I don’t get it…

As the San Diego Union-Tribune points out today , America is already playing catch up on cutting edge research involving embryonic stem cell research....

As the San Diego Union-Tribune points out today , America is already playing catch up on cutting edge research involving embryonic stem cell research. Embryonic stem-cell research is, as we all know, restricted at the federal level, and isn't a practice President Bush is likely to endorse between now and oh, say January 2009.

Meanwhile, says the Union-Tribune, other governments are investing heavily. The UK has committed $1.3 billion over 10 years. China is wooing scientists back home, promising resources beyond their imagination. Singapore is funding the sci-fi-sounding Biopolis. And so on.

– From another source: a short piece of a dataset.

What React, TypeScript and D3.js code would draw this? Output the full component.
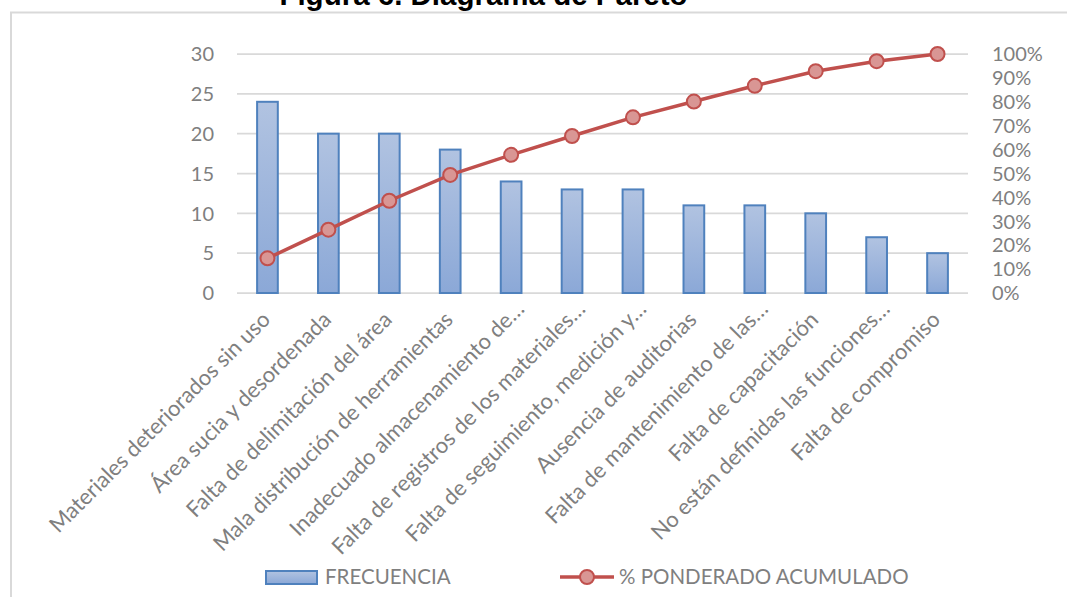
import React from "react";
import * as d3 from "d3";

// Pareto data: causes, their frequency and cumulative weighted percentage
const categories = [
  "Materiales deteriorados sin uso",
  "Área sucia y desordenada",
  "Falta de delimitación del área",
  "Mala distribución de herramientas",
  "Inadecuado almacenamiento de…",
  "Falta de registros de los materiales…",
  "Falta de seguimiento, medición y…",
  "Ausencia de auditorias",
  "Falta de mantenimiento de las…",
  "Falta de capacitación",
  "No están definidas las funciones…",
  "Falta de compromiso",
];
const frecuencia = [24, 20, 20, 18, 14, 13, 13, 11, 11, 10, 7, 5];
const acumulado = [14.5, 26.5, 38.6, 49.4, 57.8, 65.7, 73.5, 80.1, 86.7, 92.8, 97.0, 100];
const leftTicks = [0, 5, 10, 15, 20, 25, 30];
const rightTicks = [0, 10, 20, 30, 40, 50, 60, 70, 80, 90, 100];

const W = 1067;
const H = 597;
const plot = { left: 237, right: 968, top: 54, bottom: 293 };
const FONT = "Lato, 'Open Sans', sans-serif";
const GREY = "#7f7f7f";
const RED = "#c0504d";
const BLUE = "#4f81bd";

export default function App() {
  const x = d3
    .scaleBand<string>()
    .domain(categories)
    .range([plot.left, plot.right])
    .paddingInner(0.66)
    .paddingOuter(0.33);
  const yL = d3.scaleLinear().domain([0, 30]).range([plot.bottom, plot.top]);
  const yR = d3.scaleLinear().domain([0, 100]).range([plot.bottom, plot.top]);
  const cx = (c: string) => (x(c) ?? 0) + x.bandwidth() / 2;

  const line = d3
    .line<number>()
    .x((_, i) => cx(categories[i]))
    .y((d) => yR(d));

  return (
    <svg
      width={W}
      height={H}
      viewBox={`0 0 ${W} ${H}`}
      style={{ position: "absolute", left: 0, top: 0, background: "#fff" }}
    >
      <defs>
        <linearGradient id="barFill" x1="0" y1="0" x2="0" y2="1">
          <stop offset="0%" stopColor="#b1c3e1" />
          <stop offset="100%" stopColor="#8ba8d7" />
        </linearGradient>
      </defs>

      {/* title, partly above the page edge */}
      <text
        x={483.5}
        y={5}
        textAnchor="middle"
        fontFamily="'Liberation Sans', Arial, sans-serif"
        fontWeight="bold"
        fontSize={29.5}
        fill="#000"
      >
        Figura 6. Diagrama de Pareto
      </text>

      {/* chart frame */}
      <path d={`M11,${H} V12.5 H${W}`} fill="none" stroke="#d9d9d9" strokeWidth={2} />

      {/* gridlines */}
      {leftTicks.map((t) => (
        <line
          key={t}
          x1={plot.left}
          x2={plot.right}
          y1={yL(t)}
          y2={yL(t)}
          stroke="#d9d9d9"
          strokeWidth={1.75}
        />
      ))}

      {/* left axis */}
      {leftTicks.map((t) => (
        <text
          key={t}
          x={214}
          y={yL(t)}
          dy="0.36em"
          textAnchor="end"
          fontFamily={FONT}
          fontSize={20}
          fill={GREY}
        >
          {t}
        </text>
      ))}

      {/* right axis */}
      {rightTicks.map((t) => (
        <text
          key={t}
          x={992}
          y={yR(t)}
          dy="0.36em"
          textAnchor="start"
          fontFamily={FONT}
          fontSize={20}
          fill={GREY}
        >
          {t}%
        </text>
      ))}

      {/* bars */}
      {frecuencia.map((v, i) => (
        <rect
          key={i}
          x={x(categories[i])}
          y={yL(v)}
          width={x.bandwidth()}
          height={yL(0) - yL(v)}
          fill="url(#barFill)"
          stroke={BLUE}
          strokeWidth={2}
        />
      ))}

      {/* cumulative line */}
      <path d={line(acumulado) ?? ""} fill="none" stroke={RED} strokeWidth={3.5} />
      {acumulado.map((v, i) => (
        <circle
          key={i}
          cx={cx(categories[i])}
          cy={yR(v)}
          r={7}
          fill="#d99694"
          stroke={RED}
          strokeWidth={2}
        />
      ))}

      {/* category labels */}
      {categories.map((c) => (
        <text
          key={c}
          transform={`translate(${cx(c) + 4},${321}) rotate(-45)`}
          dx={c.endsWith("…") ? 15 : 0}
          textAnchor="end"
          fontFamily={FONT}
          fontSize={22}
          fill={GREY}
        >
          {c}
        </text>
      ))}

      {/* legend */}
      <rect x={266} y={571} width={51} height={13} fill="url(#barFill)" stroke={BLUE} strokeWidth={2} />
      <text x={325} y={584} fontFamily={FONT} fontSize={20.5} fill={GREY}>
        FRECUENCIA
      </text>
      <line x1={560} x2={614} y1={577} y2={577} stroke={RED} strokeWidth={3.5} />
      <circle cx={587} cy={577} r={7} fill="#d99694" stroke={RED} strokeWidth={2} />
      <text x={619} y={584} fontFamily={FONT} fontSize={20.5} fill={GREY}>
        % PONDERADO ACUMULADO
      </text>
    </svg>
  );
}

Back home, the moral and ethical debate rolls on. Some forward-thinking states are attempting to bypass Washington altogether and give a boost to their local economies. In New Jersey came the latest example : $7 million next year on finding new medical treatments and $270 million on stem cell research facilities in Camden and New Brunswick, NJ. California, Connecticut, Illinois, and Maryland have also forked out their own funding.

As PRWeek's Lisa LaMotta pointed out (sub req'd) post-election, the Missouri ballot initiative this November proved that quantity didn't mean clarity when it came to communicating about embryonic stem-cell research. In other words, folks are as confused as ever.

Job available: communicator capable of simplifying embryonic stem cell debate. Must be able to convey to public what it means, what's at stake, and whether I should listen to Michael J. Fox or Rush Limbaugh. Start ASAP.